▶

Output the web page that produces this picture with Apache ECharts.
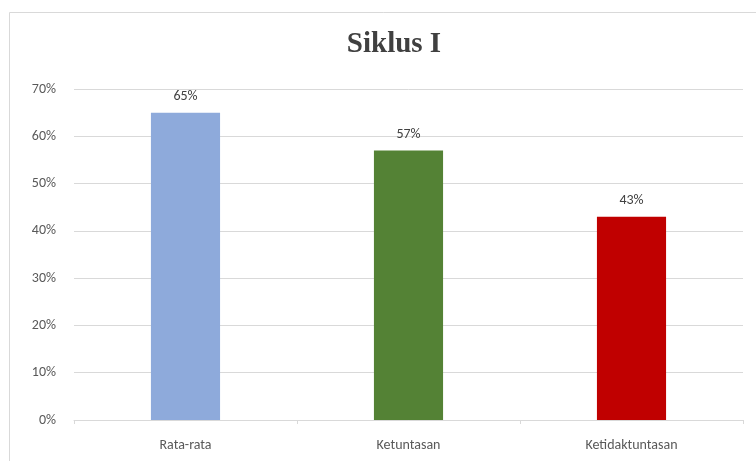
<!DOCTYPE html>
<html><head><meta charset="utf-8">
<script src="https://cdn.jsdelivr.net/npm/echarts@6/dist/echarts.min.js"></script>
<style>html,body{margin:0;padding:0;background:#fff}#c{width:756px;height:461px}</style>
</head><body><div id="c"></div>
<script>
const categories = ['Rata-rata', 'Ketuntasan', 'Ketidaktuntasan'];
const values = [65, 57, 43];
const colors = ['#8eaadb', '#548235', '#c00000'];
const yTicks = [0, 10, 20, 30, 40, 50, 60, 70];
const titleText = 'Siklus I';

const chart = echarts.init(document.getElementById('c'), null, {renderer: 'canvas'});
chart.setOption({
  animation: false,
  backgroundColor: '#fff',
  graphic: [{
    type: 'rect', shape: {x: 9.5, y: 12.5, width: 760, height: 460},
    style: {fill: 'none', stroke: '#d9d9d9', lineWidth: 1}, silent: true
  }],
  title: {
    text: titleText, left: 389, top: 25, textAlign: 'center',
    textStyle: {fontFamily: 'Liberation Serif', fontWeight: 'bold', fontSize: 29, color: '#404040'}
  },
  grid: {left: 74, right: 13, top: 89, bottom: 41, containLabel: false},
  xAxis: {
    type: 'category', data: categories,
    axisLine: {lineStyle: {color: '#d9d9d9'}},
    axisTick: {show: true, alignWithLabel: false, length: 4, lineStyle: {color: '#d9d9d9'}},
    axisLabel: {color: '#595959', fontFamily: 'Calibri, Carlito, Liberation Sans', fontSize: 14, margin: 18}
  },
  yAxis: {
    type: 'value', min: yTicks[0], max: yTicks[yTicks.length - 1], interval: 10,
    axisLine: {show: false}, axisTick: {show: false},
    splitLine: {lineStyle: {color: '#d9d9d9'}},
    axisLabel: {color: '#595959', fontFamily: 'Calibri, Carlito, Liberation Sans', fontSize: 14, margin: 18,
      formatter: v => v + '%'}
  },
  series: [{
    type: 'bar', barWidth: '31%',
    data: values.map((v, i) => ({value: v, itemStyle: {color: colors[i]}})),
    label: {show: true, position: 'top', distance: 9, color: '#404040', fontSize: 14,
      fontFamily: 'Calibri, Carlito, Liberation Sans', formatter: p => p.value + '%'}
  }]
});
</script></body></html>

◀

--- REQUIRED WORK ---
Repeat exactly and only the lines from the start of the data above through the line that holds "const titleText = 'Siklus I';", inclusive. Pictures do not belong in the copy.

--- OUTPUT FOR THIS EXERCISE ---
Output the web page that produces this picture with Apache ECharts.
<!DOCTYPE html>
<html><head><meta charset="utf-8">
<script src="https://cdn.jsdelivr.net/npm/echarts@6/dist/echarts.min.js"></script>
<style>html,body{margin:0;padding:0;background:#fff}#c{width:756px;height:461px}</style>
</head><body><div id="c"></div>
<script>
const categories = ['Rata-rata', 'Ketuntasan', 'Ketidaktuntasan'];
const values = [65, 57, 43];
const colors = ['#8eaadb', '#548235', '#c00000'];
const yTicks = [0, 10, 20, 30, 40, 50, 60, 70];
const titleText = 'Siklus I';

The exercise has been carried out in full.